Asian stocks ended mixed on Monday after a trio of Fed policymakers signaled that the topic of a faster taper might be on the table when the Federal Open Market Committee meets in December.
Worries about the global economy due to resurgence of coronavirus cases and fresh lockdown measures in Europe also served to keep underlying sentiment cautious.
Chinese stocks rose notably as the country’s central bank signaled possible easing measures to aid the economy’s recovery.
In its latest quarterly monetary policy report, published on Friday, the People’s Bank of China dropped previous phrases to “control the valve on money supply” and vowing not to “flood the economy with stimulus,” signaling a shift in stance toward more supportive measures.
Earlier in the day, the People’s Bank of China maintained its benchmark loan prime rates for the 19th consecutive month, as widely expected.
China’s benchmark Shanghai Composite index rose 21.71 points, or 0.61 percent, to 3,582.08 while Hong Kong’s Hang Seng index ended down 98.63 points, or 0.39 percent, at 24,951.34 after comments by advisers to the Chinese central bank about risks of “stagflation.”
Japanese shares reversed early losses to end on a flat note. The Nikkei finished marginally higher at 29,774.11, while the broader Topix index closed with a negative bias at 2,042.82. Oil explorers led losses, with Inpex plunging 4.5 percent. Tech shares finished broadly higher, with Advantest rising 1 percent.
Australian markets ended lower, dragged down by banks, energy and travel stocks. The benchmark S&P/ASX200 index dropped 43.40 points, or 0.59 percent, to 7,353.10, while the broader All Ordinaries index ended down 41.60 points, or 0.54 percent, at 7,688.30.

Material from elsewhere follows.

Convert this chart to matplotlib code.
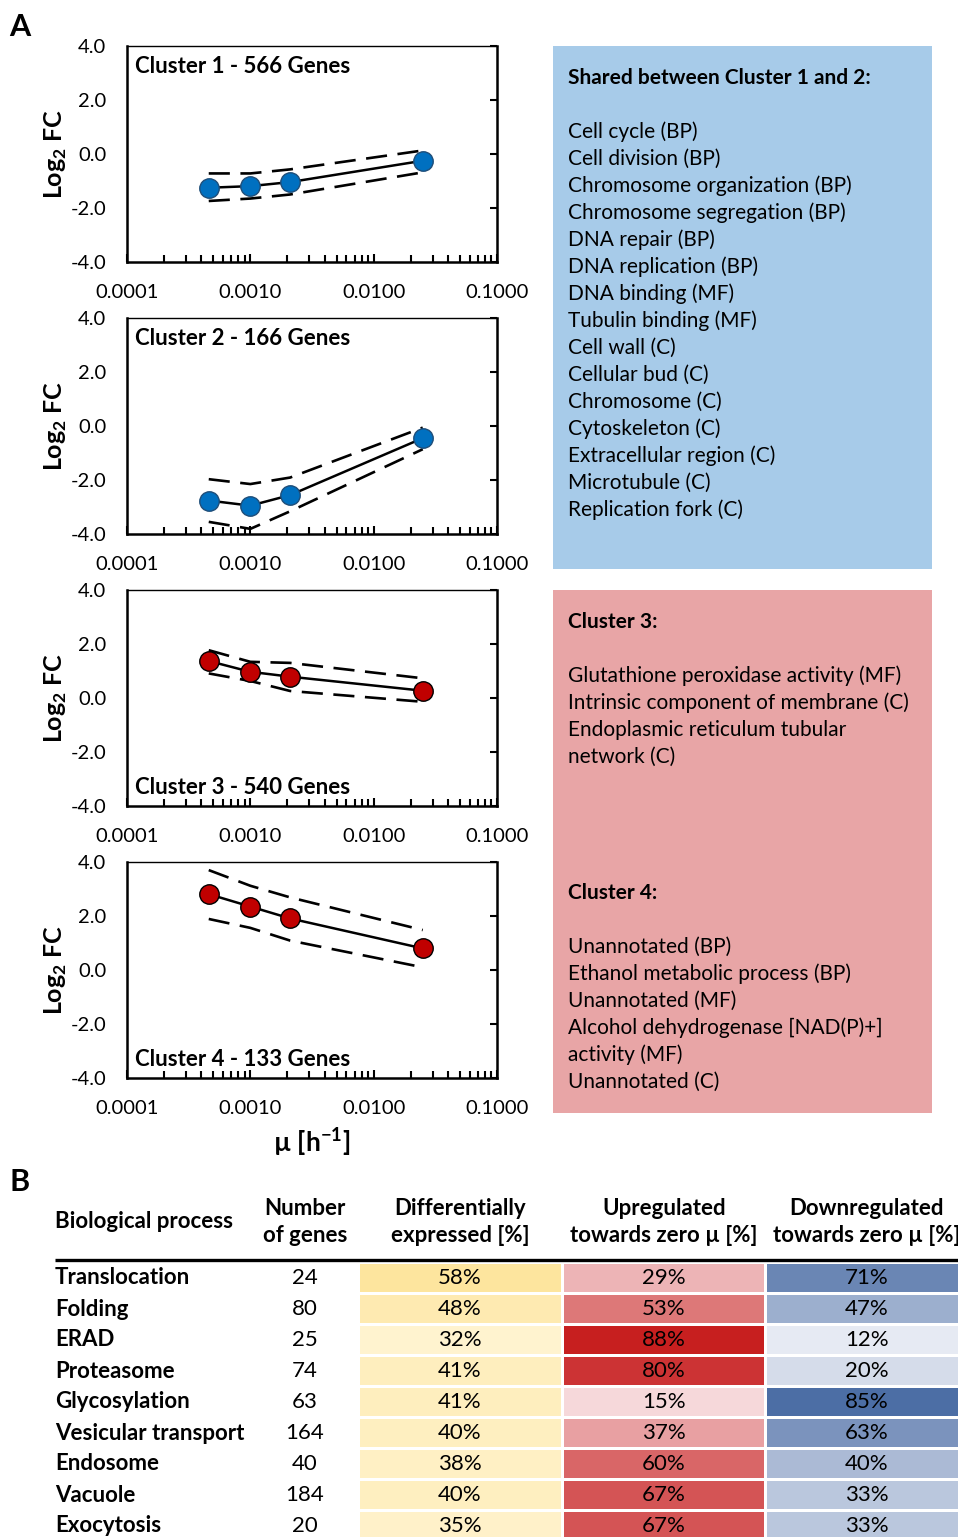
import numpy as np
import matplotlib
matplotlib.use('Agg')
import matplotlib.pyplot as plt
from matplotlib.colors import LinearSegmentedColormap, Normalize
from matplotlib.patches import Rectangle
from matplotlib.ticker import FixedLocator, LogLocator, FormatStrFormatter, NullFormatter

plt.rcParams['font.family'] = ['Lato', 'DejaVu Sans']
plt.rcParams['mathtext.fontset'] = 'custom'
plt.rcParams['mathtext.rm'] = 'Lato'
plt.rcParams['mathtext.bf'] = 'Lato:bold'

# ---- panel A data ----
mu = [0.00046, 0.0010, 0.0021, 0.025]

cluster_names = ['Cluster 1 - 566 Genes', 'Cluster 2 - 166 Genes',
                 'Cluster 3 - 540 Genes', 'Cluster 4 - 133 Genes']
cluster_mean = [[-1.25, -1.19, -1.04, -0.25],
                [-2.76, -2.95, -2.56, -0.45],
                [1.37, 0.97, 0.79, 0.27],
                [2.81, 2.35, 1.91, 0.80]]
cluster_upper = [[-0.72, -0.72, -0.57, 0.13],
                 [-1.97, -2.15, -1.91, -0.06],
                 [1.77, 1.34, 1.30, 0.73],
                 [3.70, 3.12, 2.69, 1.48]]
cluster_lower = [[-1.74, -1.65, -1.50, -0.68],
                 [-3.55, -3.81, -3.16, -0.86],
                 [0.91, 0.63, 0.26, -0.14],
                 [1.89, 1.56, 1.09, 0.10]]
cluster_color = ['#0070C0', '#0070C0', '#C00000', '#C00000']
cluster_edge = ['#1F4E79', '#1F4E79', '#000000', '#000000']
label_top = [True, True, False, False]

box1_title = 'Shared between Cluster 1 and 2:'
box1_items = ['Cell cycle (BP)', 'Cell division (BP)', 'Chromosome organization (BP)',
              'Chromosome segregation (BP)', 'DNA repair (BP)', 'DNA replication (BP)',
              'DNA binding (MF)', 'Tubulin binding (MF)', 'Cell wall (C)', 'Cellular bud (C)',
              'Chromosome (C)', 'Cytoskeleton (C)', 'Extracellular region (C)',
              'Microtubule (C)', 'Replication fork (C)']
box3_title = 'Cluster 3:'
box3_items = ['Glutathione peroxidase activity (MF)', 'Intrinsic component of membrane (C)',
              'Endoplasmic reticulum tubular', 'network (C)']
box4_title = 'Cluster 4:'
box4_items = ['Unannotated (BP)', 'Ethanol metabolic process (BP)', 'Unannotated (MF)',
              'Alcohol dehydrogenase [NAD(P)+]', 'activity (MF)', 'Unannotated (C)']

# ---- panel B data ----
processes = ['Translocation', 'Folding', 'ERAD', 'Proteasome', 'Glycosylation',
             'Vesicular transport', 'Endosome', 'Vacuole', 'Exocytosis']
n_genes = [24, 80, 25, 74, 63, 164, 40, 184, 20]
diff_expr = [58, 48, 32, 41, 41, 40, 38, 40, 35]
upregulated = [29, 53, 88, 80, 15, 37, 60, 67, 67]
downregulated = [71, 47, 12, 20, 85, 63, 40, 33, 33]
headers = ['Number\nof genes', 'Differentially\nexpressed [%]',
           'Upregulated\ntowards zero µ [%]', 'Downregulated\ntowards zero µ [%]']

W, H = 958, 1537
fig = plt.figure(figsize=(W / 100, H / 100), dpi=100)


def fig_rect(left, top, width, height):
    return [left / W, 1 - (top + height) / H, width / W, height / H]


# background axes in pixel coordinates for boxes, letters and table
bg = fig.add_axes([0, 0, 1, 1])
bg.set_xlim(0, W)
bg.set_ylim(H, 0)
bg.axis('off')

bg.text(20, 27, 'A', fontsize=22, fontweight='bold', ha='center', va='center')
bg.text(20, 1182, 'B', fontsize=22, fontweight='bold', ha='center', va='center')

# ---- panel A plots ----
plot_tops = [46, 318, 590, 862]
axes = []
for i in range(4):
    ax = fig.add_axes(fig_rect(127, plot_tops[i], 370, 216))
    ax.set_xscale('log')
    ax.set_xlim(0.0001, 0.1)
    ax.set_ylim(-4, 4)
    ax.plot(mu, cluster_upper[i], color='black', lw=1.9, ls=(0, (8, 4)), zorder=2)
    ax.plot(mu, cluster_lower[i], color='black', lw=1.9, ls=(0, (8, 4)), zorder=2)
    ax.plot(mu, cluster_mean[i], color='black', lw=1.8, zorder=3,
            marker='o', ms=14, mfc=cluster_color[i], mec=cluster_edge[i], mew=1.0)
    if label_top[i]:
        ax.text(0.022, 0.905, cluster_names[i], transform=ax.transAxes,
                fontsize=16, fontweight='bold', ha='left', va='center')
    else:
        ax.text(0.022, 0.085, cluster_names[i], transform=ax.transAxes,
                fontsize=16, fontweight='bold', ha='left', va='center')

    ax.yaxis.set_major_locator(FixedLocator([-4, -2, 0, 2, 4]))
    ax.yaxis.set_major_formatter(FormatStrFormatter('%.1f'))
    ax.tick_params(axis='y', left=False, right=True, labelleft=True, labelright=False,
                   direction='in', length=5, width=1.5, labelsize=14.5, pad=15)
    ax.xaxis.set_major_locator(FixedLocator([0.0001, 0.001, 0.01, 0.1]))
    ax.xaxis.set_major_formatter(FormatStrFormatter('%.4f'))
    ax.xaxis.set_minor_locator(LogLocator(base=10, subs=np.arange(2, 10)))
    ax.xaxis.set_minor_formatter(NullFormatter())
    ax.tick_params(axis='x', which='both', direction='in', length=5, width=1.5,
                   labelsize=14.5, pad=16)
    ax.tick_params(axis='x', which='major', length=6)
    for side in ['left', 'bottom', 'right']:
        ax.spines[side].set_linewidth(1.8)
    ax.spines['top'].set_linewidth(1.0)
    ax.set_ylabel('Log$_\\mathbf{2}$ FC', fontsize=18, fontweight='bold')
    ax.yaxis.set_label_coords(-0.158, 0.5)
    axes.append(ax)

axes[3].set_xlabel('µ [h$^\\mathbf{-1}$]', fontsize=19, fontweight='bold', labelpad=6)

# ---- text boxes ----
bg.add_patch(Rectangle((553, 46), 379, 523, facecolor='#A7CBE9', edgecolor='none'))
bg.add_patch(Rectangle((553, 590), 379, 523, facecolor='#E8A5A6', edgecolor='none'))

box_font = 15
bg.text(568, 78, box1_title, fontsize=box_font, fontweight='bold', va='center')
for k, item in enumerate(box1_items):
    bg.text(568, 132 + 27 * k, item, fontsize=box_font, va='center')
bg.text(568, 622, box3_title, fontsize=box_font, fontweight='bold', va='center')
for k, item in enumerate(box3_items):
    bg.text(568, 676 + 27 * k, item, fontsize=box_font, va='center')
bg.text(568, 893, box4_title, fontsize=box_font, fontweight='bold', va='center')
for k, item in enumerate(box4_items):
    bg.text(568, 947 + 27 * k, item, fontsize=box_font, va='center')

# ---- panel B table ----
tab_font = 16
bg.text(55, 1222, 'Biological process', fontsize=tab_font, fontweight='bold', va='center')
header_x = [305, 460, 664, 867]
for hx, hd in zip(header_x, headers):
    bg.text(hx, 1222, hd, fontsize=tab_font, fontweight='bold', ha='center', va='center',
            linespacing=1.38)
bg.plot([55, W], [1260, 1260], color='black', lw=2.4, solid_capstyle='butt')

col_left = [360, 564, 767]
col_width = [201, 200, 200]
col_values = [diff_expr, upregulated, downregulated]
col_cmaps = [LinearSegmentedColormap.from_list('yel', ['#FFF3CF', '#FDE59E']),
             LinearSegmentedColormap.from_list('red', ['#F6D8DA', '#C71F1F']),
             LinearSegmentedColormap.from_list('blu', ['#E6EAF3', '#4C6EA5'])]

for r, name in enumerate(processes):
    yc = 1278 + 31 * r
    bg.text(55, yc, name, fontsize=tab_font, fontweight='bold', va='center')
    bg.text(305, yc, str(n_genes[r]), fontsize=tab_font, ha='center', va='center')
    for c in range(3):
        vals = col_values[c]
        norm = Normalize(min(vals), max(vals))
        color = col_cmaps[c](norm(vals[r]))
        bg.add_patch(Rectangle((col_left[c], yc - 14.5), col_width[c], 28.5,
                               facecolor=color, edgecolor='none'))
        bg.text(col_left[c] + 100, yc, f'{vals[r]}%', fontsize=tab_font,
                ha='center', va='center')

fig.savefig('out.png', dpi=100)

Banks ANZ, Commonwealth and Westpac fell around 2 percent each amid signs of a flattening of the yield curve.
Santos, Woodside Petroleum and Beach Energy lost 2-4 percent as oil extended declines amid fresh prospects of lockdowns in Europe and on signs the U.S., China and Japan are preparing to tap national crude reserves.
In the travel sector, Flight Centre slumped 7.1 percent, Corporate Travel Management lost 6 percent and Qantas gave up 4 percent.
Seoul stocks rallied after data showed South Korea’s exports are posed to extend a run of double-digit gains in November.
The Kospi average inched up 42.23 points, or 1.42 percent, to 3,013.25. Chip heavyweights led the surge, with Samsung Electronics and SK Hynix climbing 5.2 percent and 7.2 percent, respectively.
New Zealand shares fell sharply as investors braced themselves for the Reserve Bank to hike the official cash rate later this week.
The central bank will release its November Monetary Policy Statement on Wednesday, with analysts widely expecting a 25 bps hike in the official cash rate. The benchmark NZX-50 index fell 132.48 points, or 1.04 percent, to 12,607.64.
U.S. stocks ended mixed on Friday amid signs of rising Covid-19 cases in the U.S. and Europe.
The Dow shed 0.8 percent to extend losses for the third straight session while the S&P 500 slipped 0.1 percent.
The tech-heavy Nasdaq Composite rose 0.4 percent to reach a new record closing high as bond yields fell.